How we use Pandas to build super analytics for our customers
Crossknowledge is treading new ground in the way it provides learning experiences and knowledge to its customers. This will to innovate and to always renew is also reflected in the way we develop our solutions and in our technical choices.
Last year, we developed for our customers a brand new analytics functionality. They now can see several pertinent indicators in a user-friendly way, with a very fast-loading.
It was the fast-loading constraint which was challenging. How can we serve fresh computed data from several millions of entries in less than 3 seconds without overload our databases? That’s how we come to Pandas. What is it? What problems does it solve? How we use it in Crossknowledge? You will find all the answers by reading this article.
What is Pandas?
Pandas is the Python Data Analysis Library. It’s an open source library providing high-performance, easy-to-use data structures and data analysis tools for the Python programming language. In brief, it is made to aggregate and denormalize data in a very fast way:
What problems does it solve?
First, let’s review the challenges in the context of our analytics functionality:
- Aggregate and render millions of data in a very fast way;
- Do not overload our databases
As we need to update the data once a day, Pandas perfectly meets our problems. Indeed, it allows us to import data from a CSV file, so we only have to export the data of our databases in CSV file and let Pandas aggregate and denormalize them. Then, we just need to retrieve the Pandas data in the LMS and render them in our dashboards.

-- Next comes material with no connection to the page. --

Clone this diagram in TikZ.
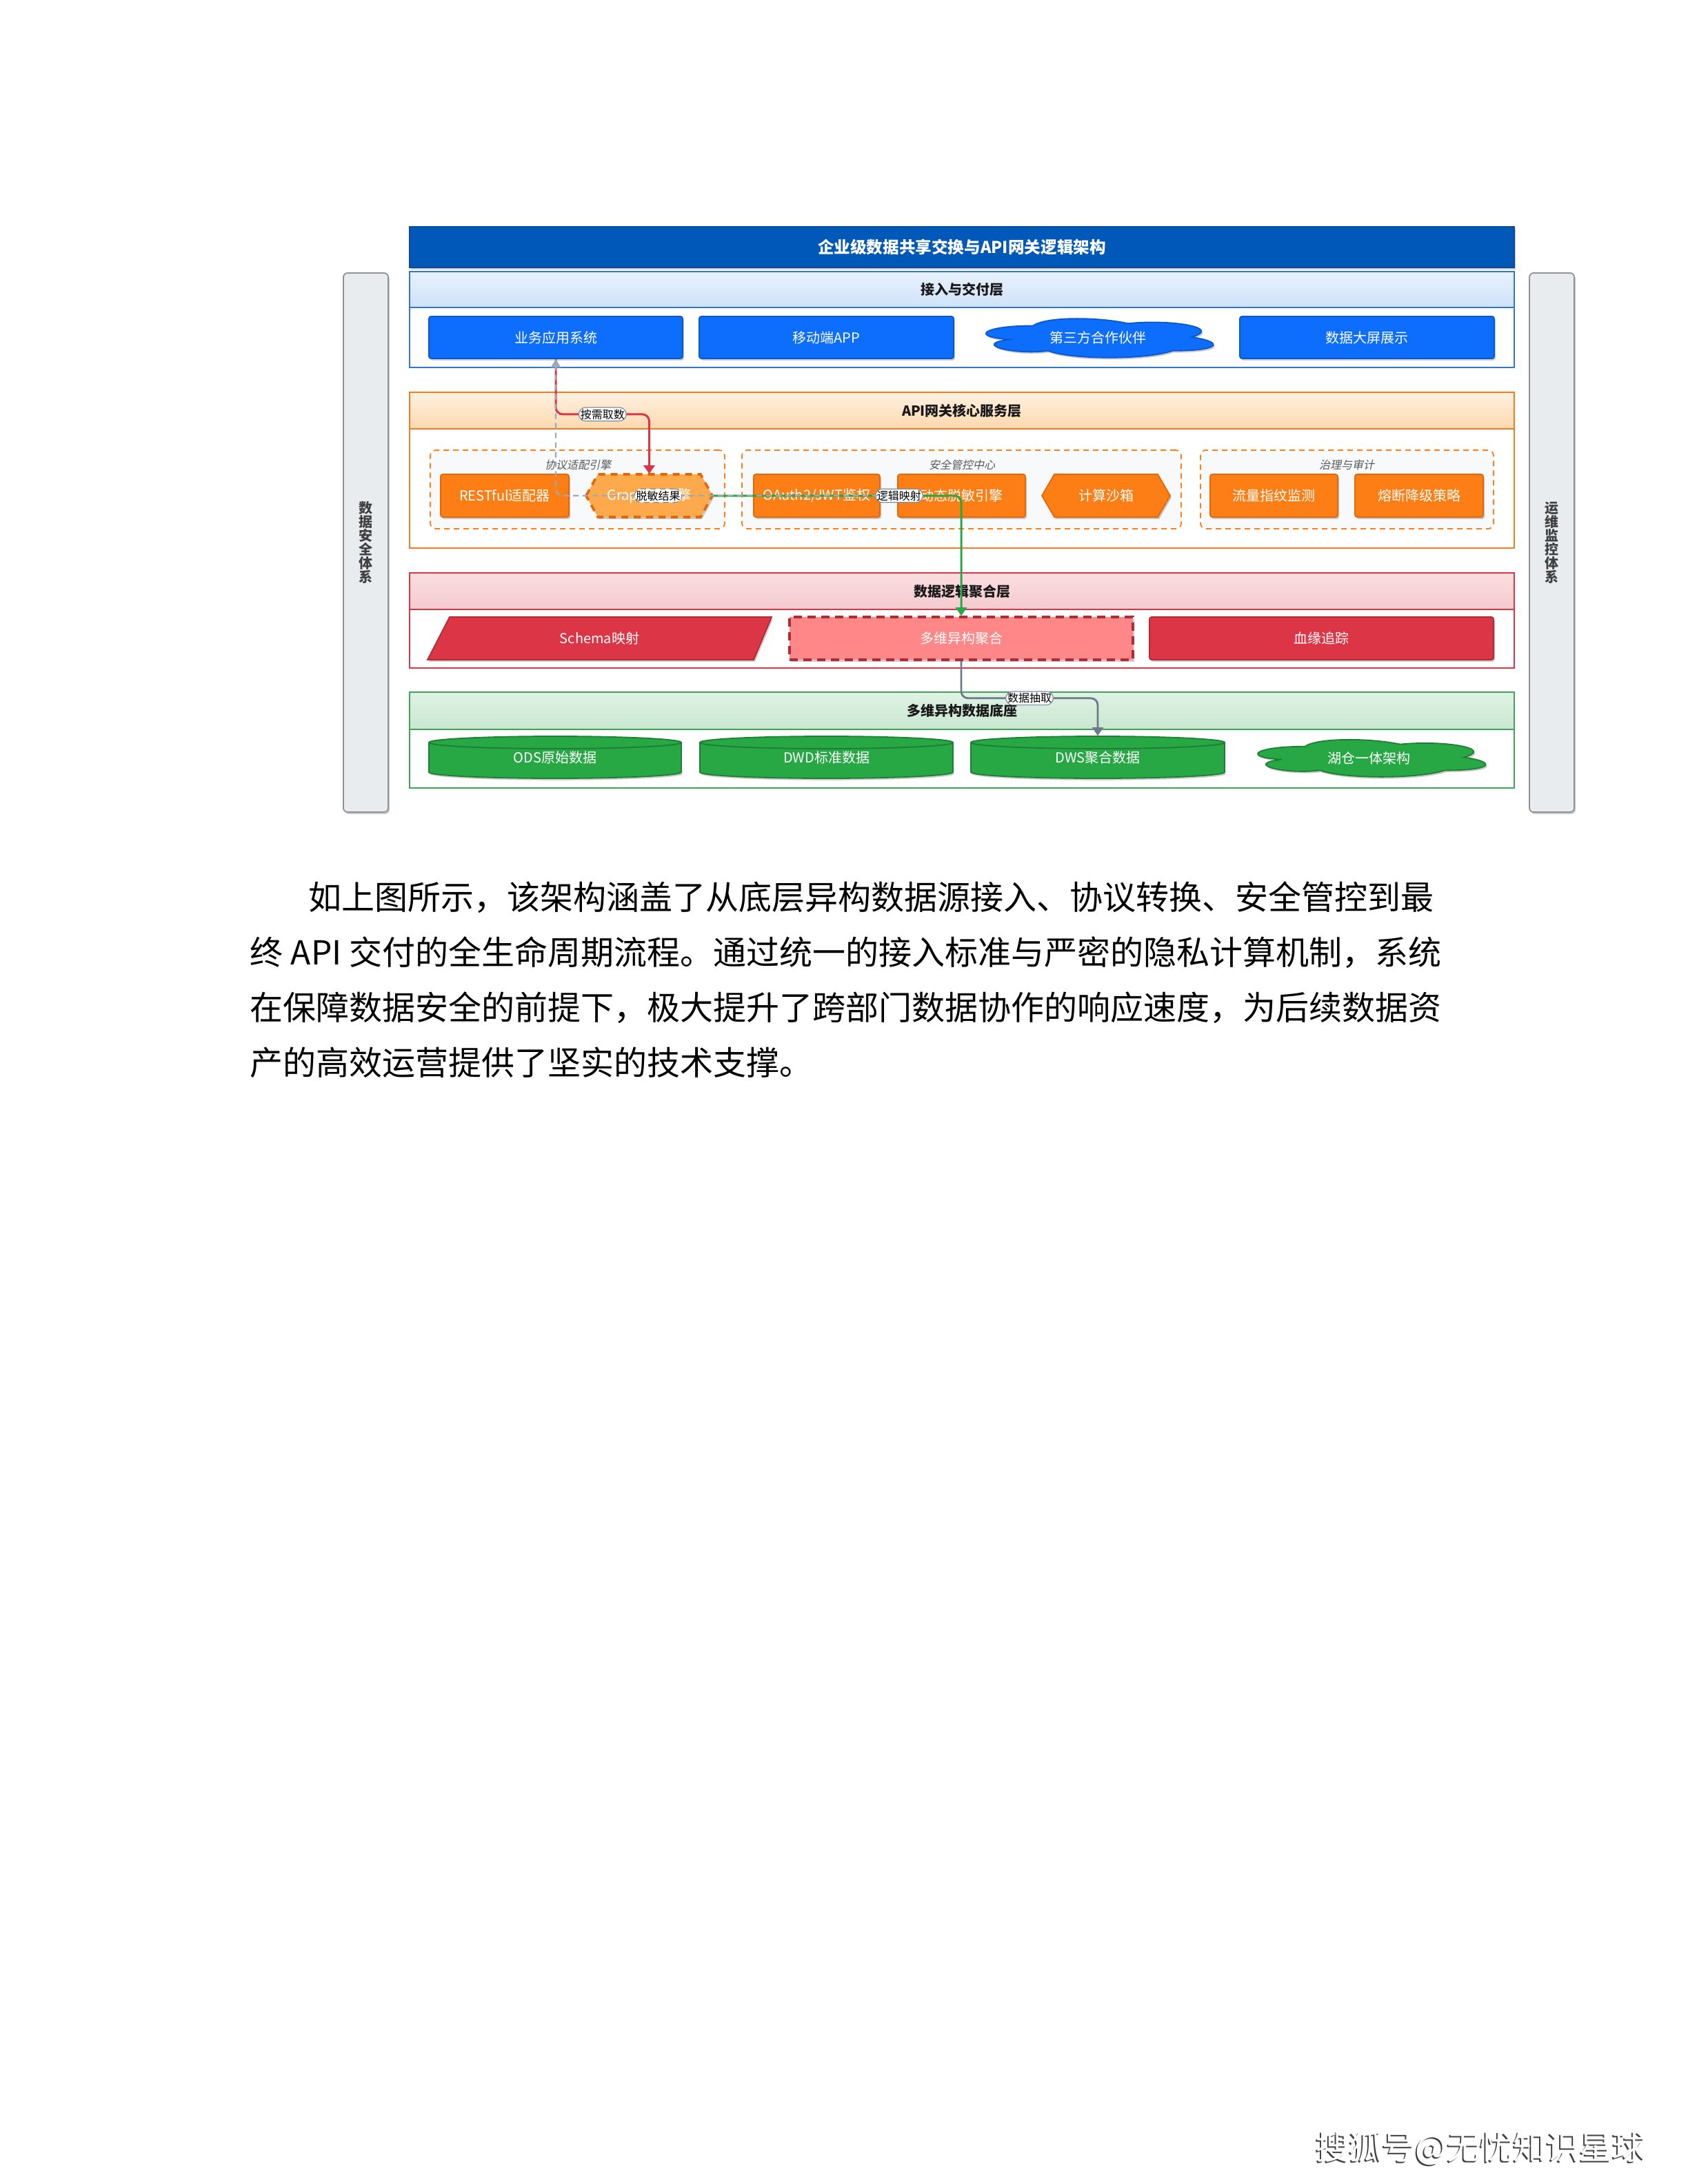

By treating our data with an external tool, we avoid database overloading and their aggregation makes them much more faster to retrieve.
How do we use it?
In our case, we want to aggregate daily data such as the number of connexions or the number of completed trainings for a given day.
So every day, in the middle of the night, we export the needed data from our database in a CSV file that we upload in an Amazon S3 bucket. Our Dataviz Pandas consumes the CSV file to aggregate and denormalize the data.
Once it is done, thanks to the REST API provided by the Dataviz, we can directly retrieve the Pandas data from our Learning Suite and display them. The following schema describes how it works:
This is how it works in a very simple way. In practice, we added a Varnish cash system between our Learning Suite and the Dataviz Pandas to reduce the data retrieving.
As you can see in the schema bellow, the only thing that change is that we make a purge request to the Varnish cache each time we upload a new CSV file in the Amazon bucket:
To be short, by aggregating a large amount of data and by making their reading fast, Pandas matches our expectations in the context of an analytics functionality that displays a lot a dashboards.